Şimdi barolara çok iş düşüyor. Mağdur ailelerin tek tek kapılarını çalıp insanları elektrik şirketine dava açmaya ikna etmek. Bu iş için sadece avukatlar yetmez tüm muhalif partililerin onlarla birlikte olmaları ve gönüllülerin de kapıları çalmaları gerekir. Sonra mağdurlar ve gönüllüler dava dilekçeleri ellerinde adalet saraylarının önünde hakları için sıraya girmeliler. Düşünün yüzlerce kişi dilekçelerini vermek için bekliyor.
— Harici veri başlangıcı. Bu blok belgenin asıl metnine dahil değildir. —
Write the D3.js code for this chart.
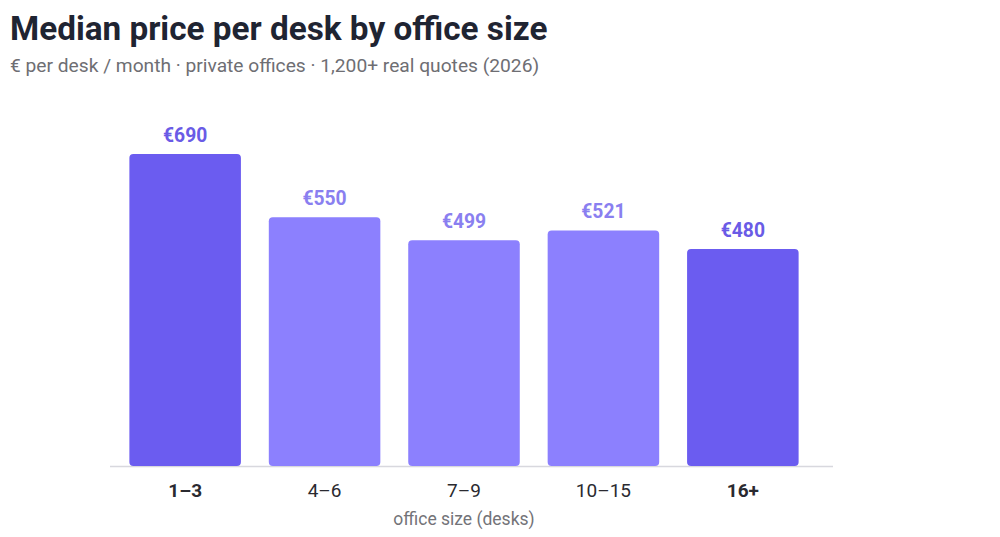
<!DOCTYPE html>
<html>
<head>
<meta charset="utf-8">
<script src="https://cdn.jsdelivr.net/npm/d3@7"></script>
<style>
  html, body { margin: 0; padding: 0; background: #fff; }
  body { width: 1000px; height: 537px; overflow: hidden; font-family: Roboto, "Noto Sans", sans-serif; }
  .title { font-size: 33.3px; font-weight: 700; fill: #1f2432; }
  .subtitle { font-size: 19.2px; fill: #6e6e73; }
  .value-label { font-size: 19.3px; font-weight: 700; text-anchor: middle; }
  .tick-label { font-size: 19px; fill: #2a2a30; text-anchor: middle; }
  .axis-title { font-size: 17.5px; fill: #737378; text-anchor: middle; }
</style>
</head>
<body>
<svg id="chart" width="1000" height="537"></svg>
<script>
const categories = ["1–3", "4–6", "7–9", "10–15", "16+"];
const medianPrice = [690, 550, 499, 521, 480];
const highlighted = ["1–3", "16+"];

const data = categories.map((category, i) => ({
  category,
  value: medianPrice[i],
  strong: highlighted.includes(category),
}));

const svg = d3.select("#chart");
const baseline = 466;

svg.append("text").attr("class", "title").attr("x", 10).attr("y", 40)
  .text("Median price per desk by office size");
svg.append("text").attr("class", "subtitle").attr("x", 10).attr("y", 72)
  .text("€ per desk / month · private offices · 1,200+ real quotes (2026)");

const x = d3.scaleBand()
  .domain(categories)
  .range([101.5, 826.5])
  .padding(0.2);

const y = d3.scaleLinear()
  .domain([0, d3.max(medianPrice)])
  .range([baseline, 154]);

svg.append("line")
  .attr("x1", 110).attr("x2", 833)
  .attr("y1", baseline + 0.5).attr("y2", baseline + 0.5)
  .attr("stroke", "#d8d8de").attr("stroke-width", 1.5);

svg.append("g")
  .selectAll("rect")
  .data(data)
  .join("rect")
  .attr("x", (d) => x(d.category))
  .attr("y", (d) => y(d.value))
  .attr("width", x.bandwidth())
  .attr("height", (d) => baseline - y(d.value))
  .attr("rx", 4)
  .attr("fill", (d) => (d.strong ? "#6b5cf0" : "#8c80fe"));

svg.append("g")
  .selectAll("text")
  .data(data)
  .join("text")
  .attr("class", "value-label")
  .attr("x", (d) => x(d.category) + x.bandwidth() / 2)
  .attr("y", (d) => y(d.value) - 12)
  .attr("fill", (d) => (d.strong ? "#6a5be6" : "#8a7ff0"))
  .text((d) => `€${d.value}`);

svg.append("g")
  .selectAll("text")
  .data(data)
  .join("text")
  .attr("class", "tick-label")
  .attr("x", (d) => x(d.category) + x.bandwidth() / 2)
  .attr("y", 497)
  .attr("font-weight", (d) => (d.strong ? 700 : 400))
  .text((d) => d.category);

svg.append("text").attr("class", "axis-title")
  .attr("x", 464).attr("y", 525)
  .text("office size (desks)");
</script>
</body>
</html>
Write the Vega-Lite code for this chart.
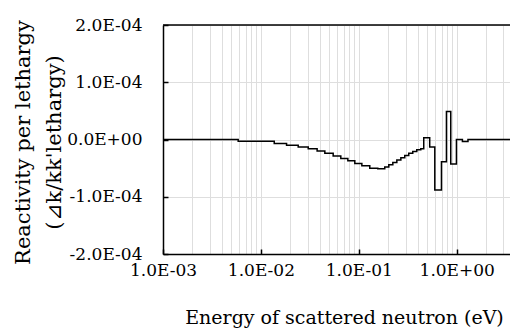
{
  "$schema": "https://vega.github.io/schema/vega-lite/v6.json",
  "width": 347,
  "height": 229,
  "autosize": {"type": "none"},
  "padding": {"left": 163, "top": 25, "right": 0, "bottom": 75},
  "background": "white",
  "config": {
    "view": {"stroke": null},
    "font": "DejaVu Serif",
    "axis": {
      "labelFont": "DejaVu Serif",
      "titleFont": "DejaVu Serif",
      "labelColor": "black",
      "titleColor": "black",
      "titleFontWeight": "normal",
      "domainColor": "black",
      "domainWidth": 1.5,
      "tickColor": "black",
      "tickWidth": 1.5,
      "gridColor": "#dedede",
      "gridWidth": 1,
      "labelOverlap": false,
      "labelFlush": false,
      "labelBound": false
    }
  },
  "layer": [
    {
      "data": {
        "values": [
          {"E": 0.001, "v": 0},
          {"E": 0.00586, "v": -3e-6},
          {"E": 0.01368, "v": -7e-6},
          {"E": 0.01828, "v": -1.0e-5},
          {"E": 0.02404, "v": -1.3e-5},
          {"E": 0.03043, "v": -1.6e-5},
          {"E": 0.0375, "v": -2.0e-5},
          {"E": 0.04498, "v": -2.4e-5},
          {"E": 0.05471, "v": -2.9e-5},
          {"E": 0.06546, "v": -3.3e-5},
          {"E": 0.07727, "v": -3.7e-5},
          {"E": 0.09099, "v": -4.2e-5},
          {"E": 0.1074, "v": -4.6e-5},
          {"E": 0.1294, "v": -5.0e-5},
          {"E": 0.1563, "v": -5.1e-5},
          {"E": 0.1841, "v": -4.8e-5},
          {"E": 0.2024, "v": -4.4e-5},
          {"E": 0.2225, "v": -4.0e-5},
          {"E": 0.2445, "v": -3.6e-5},
          {"E": 0.2688, "v": -3.2e-5},
          {"E": 0.2947, "v": -2.8e-5},
          {"E": 0.3236, "v": -2.4e-5},
          {"E": 0.3556, "v": -2.1e-5},
          {"E": 0.3908, "v": -1.8e-5},
          {"E": 0.4295, "v": -1.6e-5},
          {"E": 0.4603, "v": 3e-6},
          {"E": 0.5297, "v": -1.3e-5},
          {"E": 0.597, "v": -8.8e-5},
          {"E": 0.6983, "v": -3.9e-5},
          {"E": 0.7852, "v": 4.9e-5},
          {"E": 0.869, "v": -4.3e-5},
          {"E": 0.9931, "v": 0},
          {"E": 1.143, "v": -3.5e-6},
          {"E": 1.303, "v": 0},
          {"E": 3.5, "v": 0}
        ]
      },
      "mark": {"type": "line", "interpolate": "step-after", "color": "black", "strokeWidth": 1.5},
      "encoding": {
        "x": {
          "field": "E",
          "type": "quantitative",
          "scale": {"type": "log", "domain": [0.001, 3.5], "nice": false},
          "axis": {
            "title": "Energy of scattered neutron (eV)",
            "titleFontSize": 19,
            "titleBaseline": "top",
            "titleAlign": "center",
            "titleX": 181,
            "titleY": 54,
            "labelFontSize": 17,
            "labelPadding": 13,
            "tickSize": -5,
            "grid": true,
            "values": [0.001, 0.002, 0.003, 0.004, 0.005, 0.006, 0.007, 0.008, 0.009, 0.01, 0.02, 0.03, 0.04, 0.05, 0.06, 0.07, 0.08, 0.09, 0.1, 0.2, 0.3, 0.4, 0.5, 0.6, 0.7, 0.8, 0.9, 1, 2, 3],
            "tickOpacity": {"condition": {"test": "abs(log(datum.value)/LN10 - round(log(datum.value)/LN10)) < 0.001", "value": 1}, "value": 0},
            "labelExpr": "abs(log(datum.value)/LN10 - round(log(datum.value)/LN10)) < 0.001 ? ('1.0E' + (round(log(datum.value)/LN10) < 0 ? '-0' + (-round(log(datum.value)/LN10)) : '+0' + round(log(datum.value)/LN10))) : ''"
          }
        },
        "y": {
          "field": "v",
          "type": "quantitative",
          "scale": {"domain": [-0.0002, 0.0002], "nice": false, "zero": false},
          "axis": {
            "title": ["Reactivity per lethargy", "(⊿k/kk'lethargy)"],
            "titleFontSize": 21,
            "titleLineHeight": 31,
            "titleAngle": -90,
            "titleBaseline": "top",
            "titleAlign": "center",
            "titleX": -151,
            "titleY": 117,
            "labelFontSize": 17,
            "labelPadding": 26,
            "tickSize": -5,
            "grid": true,
            "values": [-0.0002, -0.0001, 0, 0.0001, 0.0002],
            "labelExpr": "datum.value == 0 ? '0.0E+00' : ((datum.value < 0 ? '-' : '') + format(abs(datum.value) * 10000, '.1f') + 'E-04')"
          }
        }
      }
    },
    {
      "data": {"values": [{"top": 0.0002}]},
      "mark": {"type": "rule", "color": "black", "strokeWidth": 1.5},
      "encoding": {"y": {"field": "top", "type": "quantitative"}}
    }
  ]
}
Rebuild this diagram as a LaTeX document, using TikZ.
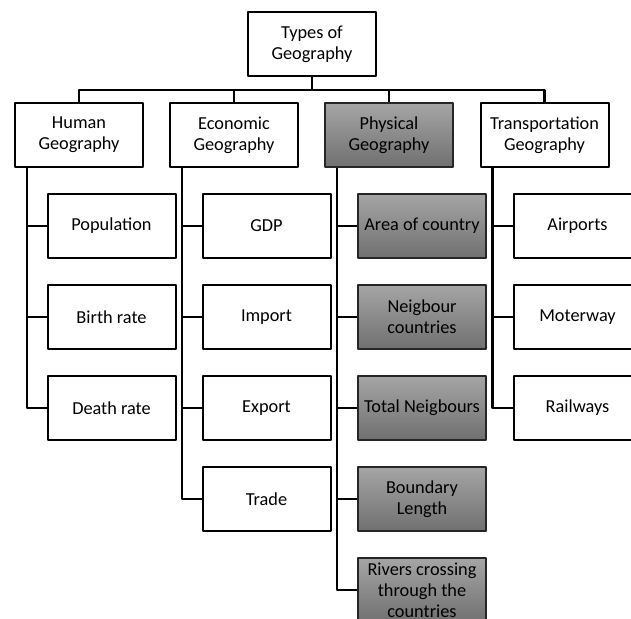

Tamam dayak yiyebilirler, coplanabilirler, hatta içeri alınabilirler ama onlar evlerini, verimli topraklarını, hayvanlarını en önemlisi de anılarını yitirdiler. Vız gelir tırıs gider. Ülkemizde hayvan haklarını, doğayı korumayı iş edinmiş pek çok dernek var. Onlar da sırada olmalı.
İçinizden "Hayal kurma Işıl" diye geçirdiğinizi biliyorum. Bu bir hayal değil, şimdilerde rehine olan Can Atalay ve arkadaşları Soma faciası sonrası az kapı dolaşmadılar. Buradan Can'a selam gönderiyorum. İyi ki hayali gerçek yapmak için çalıştın.
Ülke tam da uçuruma düşmeye başlıyor çünkü su yok! Özellikle Hatay'da ilgililerin belirttiği gibi sadece 60 günlük su kalmış. Ege Bölgesi de susuz, Konya'daki yeraltı sularının çekilmesiyle oluşan obrukların sayısı 1000'i aşmış. Bir zamanlar "Su zenginiyiz" diye çok övünürdük, Karadeniz'de uyduruk HES adlı elektrik santralları yaparak Karadeniz'in gürül gürül akan derelerini kuruttuk. Orman alanlarını her şey dahil oteller yaparak görgüsüz yazlık siteler yaparak yok ettik. "Su zenginiyiz" diye övünürken "su fakiri" olduk.